» **Exercise description**:
What is the number of lines that include the word "with"? Provide only that figure.

(Plotting code records)
□ □ □ □ □ □ □

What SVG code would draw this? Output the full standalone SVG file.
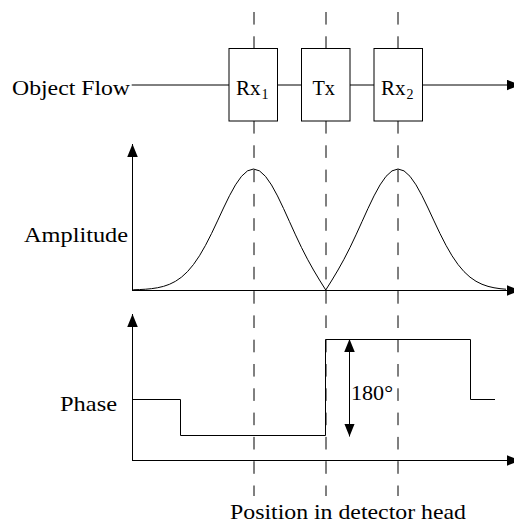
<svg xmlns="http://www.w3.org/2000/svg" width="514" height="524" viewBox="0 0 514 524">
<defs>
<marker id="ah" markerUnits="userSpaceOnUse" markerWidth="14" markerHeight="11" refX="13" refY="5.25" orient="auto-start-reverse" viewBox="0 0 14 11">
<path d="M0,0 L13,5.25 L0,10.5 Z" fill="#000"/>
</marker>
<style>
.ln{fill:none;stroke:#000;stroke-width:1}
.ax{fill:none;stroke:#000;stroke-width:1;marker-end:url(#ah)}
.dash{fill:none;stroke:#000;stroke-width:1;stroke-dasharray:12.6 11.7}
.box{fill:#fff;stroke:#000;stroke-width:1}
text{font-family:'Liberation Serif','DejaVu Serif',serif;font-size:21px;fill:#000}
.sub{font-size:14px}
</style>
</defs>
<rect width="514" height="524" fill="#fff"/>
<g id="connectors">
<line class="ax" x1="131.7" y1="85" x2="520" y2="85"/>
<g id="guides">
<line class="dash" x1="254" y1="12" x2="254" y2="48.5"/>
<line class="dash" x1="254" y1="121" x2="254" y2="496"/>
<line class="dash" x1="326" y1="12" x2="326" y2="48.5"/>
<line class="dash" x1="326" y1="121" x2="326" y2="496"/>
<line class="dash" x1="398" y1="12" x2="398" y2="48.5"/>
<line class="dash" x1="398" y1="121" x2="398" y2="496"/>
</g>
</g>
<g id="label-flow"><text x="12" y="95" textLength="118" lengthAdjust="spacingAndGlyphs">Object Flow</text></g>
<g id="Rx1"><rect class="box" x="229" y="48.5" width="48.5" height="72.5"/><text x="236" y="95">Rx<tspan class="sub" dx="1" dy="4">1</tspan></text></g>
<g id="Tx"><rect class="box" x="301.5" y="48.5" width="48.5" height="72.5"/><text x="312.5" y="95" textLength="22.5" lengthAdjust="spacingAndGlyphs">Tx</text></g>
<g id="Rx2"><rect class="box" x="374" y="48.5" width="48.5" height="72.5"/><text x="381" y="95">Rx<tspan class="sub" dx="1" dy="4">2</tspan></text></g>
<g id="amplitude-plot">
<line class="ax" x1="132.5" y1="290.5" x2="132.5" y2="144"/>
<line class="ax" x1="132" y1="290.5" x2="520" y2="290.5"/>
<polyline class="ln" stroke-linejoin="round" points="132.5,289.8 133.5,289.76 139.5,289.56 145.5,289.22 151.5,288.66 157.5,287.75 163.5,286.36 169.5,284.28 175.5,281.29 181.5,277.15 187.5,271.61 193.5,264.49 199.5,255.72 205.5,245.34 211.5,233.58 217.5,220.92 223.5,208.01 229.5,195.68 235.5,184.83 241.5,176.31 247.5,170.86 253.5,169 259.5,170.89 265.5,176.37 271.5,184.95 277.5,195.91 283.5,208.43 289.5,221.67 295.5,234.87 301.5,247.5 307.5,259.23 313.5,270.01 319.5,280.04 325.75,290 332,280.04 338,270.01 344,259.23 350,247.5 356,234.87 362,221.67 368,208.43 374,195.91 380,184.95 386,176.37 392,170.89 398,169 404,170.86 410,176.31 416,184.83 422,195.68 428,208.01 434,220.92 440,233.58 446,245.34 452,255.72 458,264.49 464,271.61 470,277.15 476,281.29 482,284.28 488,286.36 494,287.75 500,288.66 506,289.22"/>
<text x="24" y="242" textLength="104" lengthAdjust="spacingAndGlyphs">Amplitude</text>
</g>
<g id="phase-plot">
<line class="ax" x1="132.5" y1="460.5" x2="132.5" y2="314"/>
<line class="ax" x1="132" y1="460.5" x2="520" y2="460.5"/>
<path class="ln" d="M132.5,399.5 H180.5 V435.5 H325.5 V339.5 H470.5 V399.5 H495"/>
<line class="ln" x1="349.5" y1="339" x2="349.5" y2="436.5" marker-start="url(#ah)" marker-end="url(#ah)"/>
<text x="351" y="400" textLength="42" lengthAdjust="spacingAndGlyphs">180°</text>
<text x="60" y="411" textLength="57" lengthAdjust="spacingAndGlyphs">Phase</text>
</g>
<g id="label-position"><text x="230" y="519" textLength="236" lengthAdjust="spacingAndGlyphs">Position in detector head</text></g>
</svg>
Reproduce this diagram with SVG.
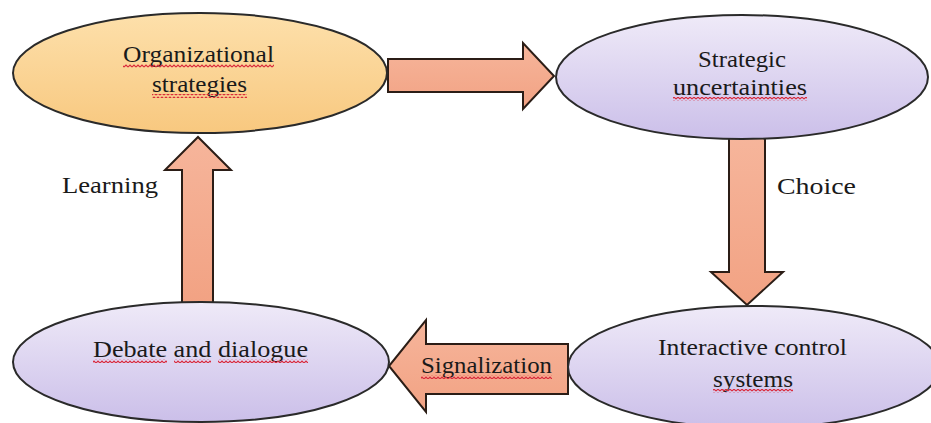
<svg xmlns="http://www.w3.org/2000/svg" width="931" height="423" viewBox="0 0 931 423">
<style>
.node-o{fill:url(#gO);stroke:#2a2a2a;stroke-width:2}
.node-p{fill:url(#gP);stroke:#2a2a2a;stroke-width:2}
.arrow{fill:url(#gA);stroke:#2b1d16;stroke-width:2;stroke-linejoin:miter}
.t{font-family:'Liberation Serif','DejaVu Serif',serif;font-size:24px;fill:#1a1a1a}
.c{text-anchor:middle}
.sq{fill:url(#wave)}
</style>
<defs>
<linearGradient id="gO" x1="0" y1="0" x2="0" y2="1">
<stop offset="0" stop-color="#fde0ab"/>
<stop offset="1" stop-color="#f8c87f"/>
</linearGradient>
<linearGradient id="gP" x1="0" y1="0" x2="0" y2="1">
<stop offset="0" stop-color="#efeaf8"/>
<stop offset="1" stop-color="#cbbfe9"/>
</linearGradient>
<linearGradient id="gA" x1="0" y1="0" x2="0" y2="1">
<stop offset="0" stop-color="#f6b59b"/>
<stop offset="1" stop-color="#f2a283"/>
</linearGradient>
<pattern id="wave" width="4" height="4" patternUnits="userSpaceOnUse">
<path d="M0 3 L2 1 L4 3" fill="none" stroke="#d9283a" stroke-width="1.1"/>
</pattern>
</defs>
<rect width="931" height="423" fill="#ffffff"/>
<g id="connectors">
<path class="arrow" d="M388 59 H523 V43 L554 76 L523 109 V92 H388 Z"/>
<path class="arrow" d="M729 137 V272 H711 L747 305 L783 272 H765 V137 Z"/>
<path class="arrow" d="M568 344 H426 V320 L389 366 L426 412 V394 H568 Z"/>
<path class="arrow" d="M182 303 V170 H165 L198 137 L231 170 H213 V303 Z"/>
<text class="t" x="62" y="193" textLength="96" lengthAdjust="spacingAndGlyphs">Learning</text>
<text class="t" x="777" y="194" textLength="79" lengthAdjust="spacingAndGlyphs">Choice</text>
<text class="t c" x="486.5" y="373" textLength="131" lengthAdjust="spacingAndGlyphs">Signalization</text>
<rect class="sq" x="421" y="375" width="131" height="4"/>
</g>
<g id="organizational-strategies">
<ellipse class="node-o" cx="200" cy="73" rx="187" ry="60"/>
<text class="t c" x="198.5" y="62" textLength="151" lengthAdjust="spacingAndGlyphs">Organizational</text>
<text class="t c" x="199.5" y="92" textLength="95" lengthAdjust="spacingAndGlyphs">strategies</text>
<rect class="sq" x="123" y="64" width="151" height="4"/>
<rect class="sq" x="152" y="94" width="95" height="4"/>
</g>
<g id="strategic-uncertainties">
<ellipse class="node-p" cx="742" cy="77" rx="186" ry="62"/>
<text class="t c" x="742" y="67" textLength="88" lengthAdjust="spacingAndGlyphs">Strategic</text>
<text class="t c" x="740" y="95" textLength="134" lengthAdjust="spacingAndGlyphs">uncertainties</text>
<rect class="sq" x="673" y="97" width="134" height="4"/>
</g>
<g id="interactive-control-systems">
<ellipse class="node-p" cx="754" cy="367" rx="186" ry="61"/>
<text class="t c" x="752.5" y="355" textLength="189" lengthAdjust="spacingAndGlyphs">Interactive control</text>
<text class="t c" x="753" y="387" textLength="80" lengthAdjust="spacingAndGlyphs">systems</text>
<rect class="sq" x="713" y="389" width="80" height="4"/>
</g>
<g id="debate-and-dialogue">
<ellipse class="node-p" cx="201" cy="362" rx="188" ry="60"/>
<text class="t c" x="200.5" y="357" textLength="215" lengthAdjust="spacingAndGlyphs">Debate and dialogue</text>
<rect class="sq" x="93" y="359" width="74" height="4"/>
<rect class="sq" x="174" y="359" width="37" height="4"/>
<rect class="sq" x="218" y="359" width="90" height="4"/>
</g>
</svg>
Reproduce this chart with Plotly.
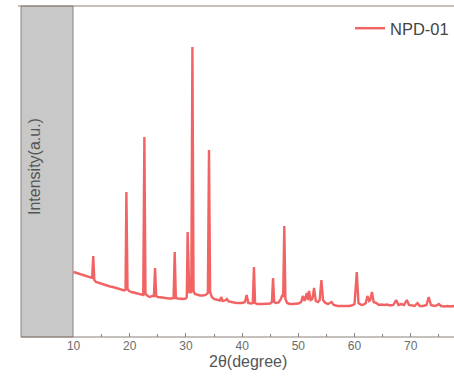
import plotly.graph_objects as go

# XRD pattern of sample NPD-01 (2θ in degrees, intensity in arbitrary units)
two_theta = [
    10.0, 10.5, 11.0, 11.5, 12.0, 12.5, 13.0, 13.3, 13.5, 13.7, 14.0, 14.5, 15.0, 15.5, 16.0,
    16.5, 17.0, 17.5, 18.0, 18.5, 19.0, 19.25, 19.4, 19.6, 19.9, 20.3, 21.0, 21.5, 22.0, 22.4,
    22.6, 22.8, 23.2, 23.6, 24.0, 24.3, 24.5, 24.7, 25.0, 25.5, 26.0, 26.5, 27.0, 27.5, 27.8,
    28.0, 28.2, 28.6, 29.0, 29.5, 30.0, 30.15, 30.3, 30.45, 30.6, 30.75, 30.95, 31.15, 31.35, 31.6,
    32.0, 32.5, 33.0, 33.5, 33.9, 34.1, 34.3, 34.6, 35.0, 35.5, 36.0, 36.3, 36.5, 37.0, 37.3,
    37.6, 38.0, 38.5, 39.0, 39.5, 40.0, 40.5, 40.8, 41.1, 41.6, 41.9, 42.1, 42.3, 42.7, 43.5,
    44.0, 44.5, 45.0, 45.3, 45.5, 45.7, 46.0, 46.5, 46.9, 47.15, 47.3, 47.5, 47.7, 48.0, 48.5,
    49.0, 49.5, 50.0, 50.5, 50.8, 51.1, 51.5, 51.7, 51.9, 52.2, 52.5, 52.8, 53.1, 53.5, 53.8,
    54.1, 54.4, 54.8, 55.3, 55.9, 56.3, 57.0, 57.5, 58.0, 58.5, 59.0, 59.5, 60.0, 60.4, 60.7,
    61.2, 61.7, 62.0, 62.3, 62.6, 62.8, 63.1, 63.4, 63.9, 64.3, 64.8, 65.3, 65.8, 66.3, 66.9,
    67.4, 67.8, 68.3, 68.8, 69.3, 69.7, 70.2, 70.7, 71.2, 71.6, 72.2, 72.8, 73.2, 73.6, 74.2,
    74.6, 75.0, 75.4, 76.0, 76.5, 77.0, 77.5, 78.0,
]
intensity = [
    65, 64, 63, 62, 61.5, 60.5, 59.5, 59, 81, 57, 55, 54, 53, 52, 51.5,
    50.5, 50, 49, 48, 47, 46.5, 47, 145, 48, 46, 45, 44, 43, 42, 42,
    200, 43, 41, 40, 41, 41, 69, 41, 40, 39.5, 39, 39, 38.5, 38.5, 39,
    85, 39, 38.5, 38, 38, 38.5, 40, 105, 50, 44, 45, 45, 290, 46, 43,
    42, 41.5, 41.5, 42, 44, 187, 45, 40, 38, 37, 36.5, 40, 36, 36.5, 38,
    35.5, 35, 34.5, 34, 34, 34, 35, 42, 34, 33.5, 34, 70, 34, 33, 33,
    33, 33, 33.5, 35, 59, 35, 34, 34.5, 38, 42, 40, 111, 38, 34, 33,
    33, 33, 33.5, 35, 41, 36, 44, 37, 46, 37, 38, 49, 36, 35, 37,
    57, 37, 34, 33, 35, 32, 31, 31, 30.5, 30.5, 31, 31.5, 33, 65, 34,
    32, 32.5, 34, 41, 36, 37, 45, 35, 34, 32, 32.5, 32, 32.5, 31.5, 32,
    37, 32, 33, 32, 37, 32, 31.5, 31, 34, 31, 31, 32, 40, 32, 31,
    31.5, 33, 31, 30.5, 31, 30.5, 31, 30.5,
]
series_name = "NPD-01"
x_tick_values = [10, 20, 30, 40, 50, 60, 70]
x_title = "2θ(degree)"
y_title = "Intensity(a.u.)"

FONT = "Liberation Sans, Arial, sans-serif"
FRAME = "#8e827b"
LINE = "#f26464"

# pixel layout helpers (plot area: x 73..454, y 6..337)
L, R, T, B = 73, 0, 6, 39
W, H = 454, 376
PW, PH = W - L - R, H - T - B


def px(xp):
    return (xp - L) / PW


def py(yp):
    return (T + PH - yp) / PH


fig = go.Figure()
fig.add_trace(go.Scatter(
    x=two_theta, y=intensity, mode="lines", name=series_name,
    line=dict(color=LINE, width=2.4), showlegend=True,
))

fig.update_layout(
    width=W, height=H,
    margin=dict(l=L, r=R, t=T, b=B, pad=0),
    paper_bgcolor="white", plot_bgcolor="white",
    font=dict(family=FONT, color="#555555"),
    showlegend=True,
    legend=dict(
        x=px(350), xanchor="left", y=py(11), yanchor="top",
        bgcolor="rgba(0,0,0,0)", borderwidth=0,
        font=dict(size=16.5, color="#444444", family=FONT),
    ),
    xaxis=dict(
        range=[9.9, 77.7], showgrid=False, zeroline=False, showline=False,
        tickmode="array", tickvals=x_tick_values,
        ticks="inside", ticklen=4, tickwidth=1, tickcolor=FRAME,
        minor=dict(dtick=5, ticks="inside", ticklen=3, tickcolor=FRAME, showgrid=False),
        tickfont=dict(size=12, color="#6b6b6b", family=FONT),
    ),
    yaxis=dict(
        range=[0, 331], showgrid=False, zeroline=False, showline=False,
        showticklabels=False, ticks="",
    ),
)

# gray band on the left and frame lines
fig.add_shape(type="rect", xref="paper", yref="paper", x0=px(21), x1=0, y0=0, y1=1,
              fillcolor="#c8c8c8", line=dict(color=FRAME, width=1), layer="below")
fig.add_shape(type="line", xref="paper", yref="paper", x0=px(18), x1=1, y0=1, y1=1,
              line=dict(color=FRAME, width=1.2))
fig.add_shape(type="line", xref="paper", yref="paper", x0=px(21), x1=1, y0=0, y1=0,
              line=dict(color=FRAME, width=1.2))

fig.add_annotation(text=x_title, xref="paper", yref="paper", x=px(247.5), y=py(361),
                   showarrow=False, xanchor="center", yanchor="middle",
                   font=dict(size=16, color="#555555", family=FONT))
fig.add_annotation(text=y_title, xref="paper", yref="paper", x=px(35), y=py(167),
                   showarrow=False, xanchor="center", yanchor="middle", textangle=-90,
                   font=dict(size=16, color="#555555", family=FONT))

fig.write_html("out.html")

□ □ □ □ □ □ □

» **The answer**:
2